The Supreme Court does not have the option in Mellouli to exempt possession of drug paraphernalia offenses from the grounds of removability altogether. It can, however, read the removability provision at section 237 strictly, and consistent with the categorical approach in the immigration context. The Court should rule that in order to impose deportation’s devastating effects on an individual for a past conviction, then the conviction must indeed meet each of the elements set forth by Congress in the statute, and that it is not sufficient to conclude that the conviction “relates to…the drug trade in general,” as the Board of Immigration Appeals has endorsed in recent years.
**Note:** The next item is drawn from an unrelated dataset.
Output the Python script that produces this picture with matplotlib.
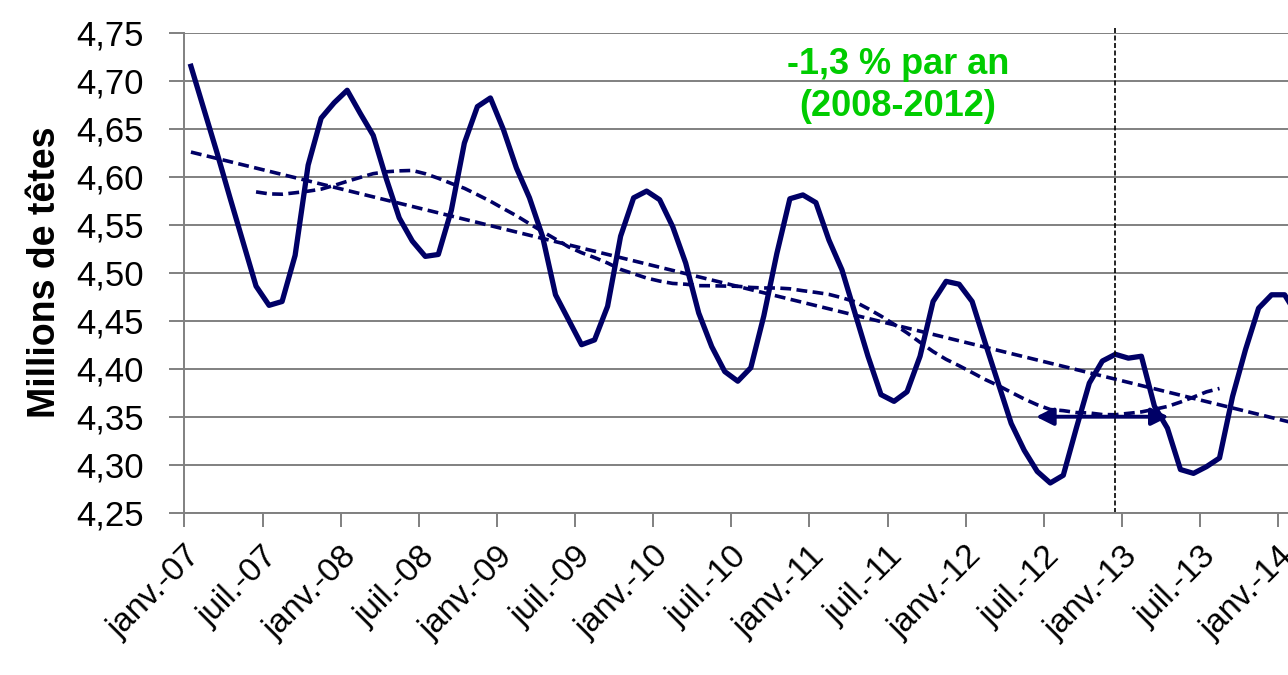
# Cheptel - évolution mensuelle du nombre de têtes
# janv.-07 -> févr.-14, moyenne mobile 12 mois et tendance linéaire

import matplotlib
matplotlib.use("Agg")
import matplotlib.pyplot as plt
import numpy as np
import pandas as pd

plt.rcParams['font.family'] = ['Liberation Sans', 'DejaVu Sans']

# Millions de têtes, un point par mois à partir de janv.-07
tetes = [4.715, 4.670, 4.625, 4.578, 4.532, 4.486, 4.466, 4.470, 4.518, 4.612,
         4.661, 4.677, 4.690, 4.666, 4.643, 4.598, 4.557, 4.533, 4.517, 4.519,
         4.565, 4.635, 4.673, 4.682, 4.649, 4.609, 4.578, 4.538, 4.477, 4.451,
         4.425, 4.430, 4.465, 4.538, 4.578, 4.585, 4.576, 4.548, 4.510, 4.458,
         4.423, 4.397, 4.387, 4.401, 4.455, 4.520, 4.577, 4.581, 4.573, 4.534,
         4.503, 4.458, 4.413, 4.373, 4.366, 4.376, 4.413, 4.470, 4.491, 4.488,
         4.470, 4.427, 4.385, 4.343, 4.315, 4.293, 4.281, 4.289, 4.338, 4.385,
         4.408, 4.415, 4.411, 4.413, 4.361, 4.338, 4.295, 4.291, 4.298, 4.307,
         4.371, 4.420, 4.463, 4.477, 4.477, 4.455]
mois = np.arange(len(tetes))

tick_labels = ["janv.-07", "juil.-07", "janv.-08", "juil.-08", "janv.-09",
               "juil.-09", "janv.-10", "juil.-10", "janv.-11", "juil.-11",
               "janv.-12", "juil.-12", "janv.-13", "juil.-13", "janv.-14"]
y_ticks = [4.25, 4.30, 4.35, 4.40, 4.45, 4.50, 4.55, 4.60, 4.65, 4.70, 4.75]

# Flèche -1,3 %/an et repère déc.-12
fleche_x = [64.9, 75.1]
fleche_y = 4.35
repere_x = 71
note = "-1,3 % par an\n(2008-2012)"

# Moyenne mobile 12 mois (centrée) et tendance linéaire
serie = pd.Series(tetes, index=mois)
moy_mobile = serie.rolling(12).mean().shift(-6)
coef = np.polyfit(mois, tetes, 1)
tendance = np.polyval(coef, mois)

navy = "#000066"
gris = "#808080"

fig = plt.figure(figsize=(12.88, 6.75), dpi=100)
ax = fig.add_axes([0.1432, 0.2404, 0.8568, 0.7112])

ax.plot(mois, tendance, color=navy, lw=2.6, dashes=(3, 1.5))
ax.plot(mois, moy_mobile, color=navy, lw=2.6, dashes=(3, 1.5))
ax.plot(mois, tetes, color=navy, lw=3.8, solid_joinstyle='round')

ax.annotate("", xy=(fleche_x[0], fleche_y), xytext=(fleche_x[1], fleche_y),
            arrowprops=dict(arrowstyle="<|-|>", color=navy, lw=2.8,
                            mutation_scale=26, shrinkA=0, shrinkB=0))

ax.plot([repere_x, repere_x], [4.25, 4.755], color="black", lw=1.2,
        dashes=(3, 1.5), clip_on=False)

ax.text(54.3, 4.695, note, color="#00CC00", fontsize=26, fontweight='bold',
        ha='center', va='center', linespacing=1.25)

ax.set_xlim(-0.5, 84.26)
ax.set_ylim(4.25, 4.75)

ax.set_yticks(y_ticks)
ax.set_yticklabels([f"{v:.2f}".replace(".", ",") for v in y_ticks])
ax.set_xticks(np.arange(len(tick_labels)) * 6 - 0.5)
ax.set_xticklabels(tick_labels, rotation=45, ha='right', rotation_mode='anchor')

ax.yaxis.grid(True, color=gris, lw=1.4)
ax.set_axisbelow(True)
for s in ["top", "right"]:
    ax.spines[s].set_visible(False)
for s in ["left", "bottom"]:
    ax.spines[s].set_color(gris)
    ax.spines[s].set_linewidth(1.4)

ax.tick_params(axis='y', length=11, width=1.4, color=gris, labelsize=25, pad=18)
ax.tick_params(axis='x', length=10, width=1.4, color=gris, labelsize=24, pad=10)

ax.set_ylabel("Millions de têtes", fontsize=27, fontweight='bold', labelpad=10)

fig.savefig("out.png", dpi=100)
Mellouli, 719 F.3d at 999 (citing Matter of Martinez Espinoza, 25 I. & N. Dec. 118, 121 (BIA 2009)).
In the case of section 237, Congress clearly stated that the substance must relate to 21 U.S.C. § 802 and made no generalized reference to the global drug trade. The Court can and should require that DHS prove, in removal cases predicated upon possession of drug paraphernalia convictions, that the underlying conviction reflect a connection to a controlled substance regulated by federal law.
Jennifer Lee Koh is an Associate Professor of Law and Director of the Immigration Clinic at Western State College of Law in Fullerton, California.